Looking for a way to broaden your debate skills to a professional level? Every Tuesday after school, Mock Trial meets in room 139 for a two-hour practice. Led by senior club presidents Olivia Raskin, Jack Van Hooser, Tyler Argov and Drake Goodman, these students analyze witness statements and evidence presented from a case, typically criminal, assuming the roles of either a lawyer, witness or other courtroom positions. The club is fortunate to have coaches Scott Bonder, Jim Parker, Jan Fuchs, Rudy Vasquez and Mark Vasquez, almost all of whom are practicing lawyers. These instructors teach students the ins and outs of the courtroom, educating them on how to craft their statements in preparation for a mock trial at the Marin County Courthouse in January and February against other Marin County schools.
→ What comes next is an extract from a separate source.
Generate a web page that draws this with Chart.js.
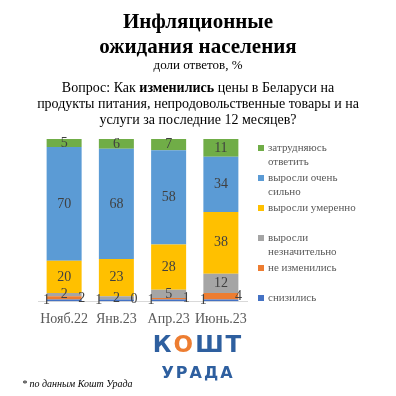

Club members are expecting to allot another day of the week to additional practice as the trial nears. The trial lands on a Saturday and can take up the majority of that weekend, but members are excited to see their hard work finally come together in the simulation involving a practicing judge and scored by practicing lawyers. During one of the most recent practices, the club began their meeting by reviewing objectives from a past scrimmage and writing the cross and direct examination for the witnesses.

 

The Backpacking Club

Eager to get out of the classroom and onto the trails? The Backpacking Club meets every other Wednesday at lunch in room 235. This club is led by National Outdoor Leadership School (NOLS) alumni Rachel Mueller and Kalyn Dawes. The group meets on various weekends to explore the coastal trails of Marin while also applying learned skills ranging from basic first aid to cooking to the outdoor environment. On Nov. 30, three of the club members met at the King Mountain loop trailhead for a rainy post-Thanksgiving workout. It was one of the many hikes organized in preparation for their annual backpacking trip—unaffiliated with school—that occurs second semester during Memorial weekend. Last year, members of the club trekked across trails parallel to the coastal cliffs of the Point Reyes National Seashore. Potential locations for this year’s trip extend a larger radius outwards from Marin; the group is hopeful to take on Yosemite but has a backup route in Point Reyes if permit accessibility becomes problematic. 

 

Daraja

Want to get internationally involved? San Rafael is home to a nonprofit organization called Daraja that branches out to the Tam District schools, giving students an opportunity to participate in their work. The organization collects money through donations and other planned events which they then give to an all-girls school in Kenya called the Daraja Academy. From here, the academy uses the funds to offer scholarships to girls in poverty, allowing them to continue their education. Led by seniors Claire Fogarty and Cleo Norris, the Redwood Daraja club meets in room 126 every Tuesday at lunch to discuss new ways to raise money and plan fundraising events. On Nov. 22, the Daraja club met after school for the packaging of an annual newsletter that donors receive requesting donations for the upcoming year. The Daraja club is currently in the process of planning a new fundraiser next semester for Bay to Breakers, a yearly 7.5-mile race in San Francisco where club members can run to raise awareness about Daraja. Likewise, girls at the academy will be able to run the same distance in Kenya.